Non deve, perché lei tratta la morte come un evento qualsiasi, e lo fa così bene da avermi tolto la paura, per un po’. Un’altra riflessione che mi ha molto incuriosita è quella sul ruolo della distrazione e della consolazione. Per me la distrazione è sempre stato un fatto negativo. Eppure, leggendo il racconto “Il giardiniere”, ho percepito una sua fascinazione.
«Esistono le piccole distrazioni, quelle che ti allontanano da ciò che invece devi affrontare. E c’è la Distrazione con la sua compagna Consolazione. Sulla prima ho un giudizio negativo, è un palliativo inutile. Un travisamento della propria vita. La seconda invece è l’essenza della vita: il lavoro, il sentimento amoroso, la lettura, la scrittura. Una serie di fatti o emozioni che sostengono, che consolano. Se non c’è l’amore ci si sente soli, senza lavoro si può essere angosciati. Noi siamo fatti delle nostre distrazioni. Io sono fatto della cosa che mi distrae di più. E sono fatto di ciò che mi consola. La Distrazione e la Consolazione sono esperienze di conoscenza. Cosa siamo senza di loro? Forse niente. Loro creano la nostra identità».
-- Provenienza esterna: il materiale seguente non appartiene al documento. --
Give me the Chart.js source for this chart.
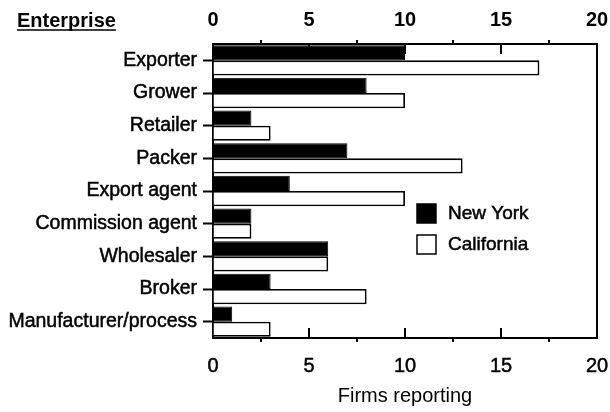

Lei scrive per essere letto?
«Io scrivo per me. Per scoprire dove mi troverò, chi sarò dopo aver scritto. Per me la scrittura è un inseguimento, una corsa. E quando si corre non si corre per qualcun altro, ma per scappare o per raggiungere qualcuno. Certo, poi, una volta terminato il “viaggio” io mi sono chiesto: è una roba solo mia? Se la risposta fosse stata sì, mi sarei tenuto tutto in un cassetto, o l’avrei buttata nella spazzatura».
Invece ha pensato che queste storie potessero riguardare tutti.
«L’ho pensato, e in quel momento ho lavorato per renderle leggibili: interessanti, musicali».
E lo sono. Lei ha addirittura scritto dei racconti che, mi azzardo a dire, sembrano poesie.
«Un mio racconto in effetti inizia con due settenari, e segue con una serie di endecasillabi».
Parla di “Se fossi stata blu!”, un racconto meraviglioso. Mi sbaglio o lei affronta anche il grande tema del perdono, per esempio nel primo racconto dove una mosca è accusata di aver mangiato un divano?
«Non direi che parlo del perdono, ma di un’ingiustizia che mi ferisce, quando la vedo attuata: identificare una persona, per tutta la vita, con un unico fatto occasionale. Appiccicare un’etichetta è una violenza assurda».
Nel racconto “La Stella Nera” scrive che ognuno di noi ha dentro di sé un mostro che lo identifica. Un mostro in carne e ossa. Qual è il suo?
«Il mio mostro non mi somiglia, ma ha i miei occhi. Ha la mia stessa paura».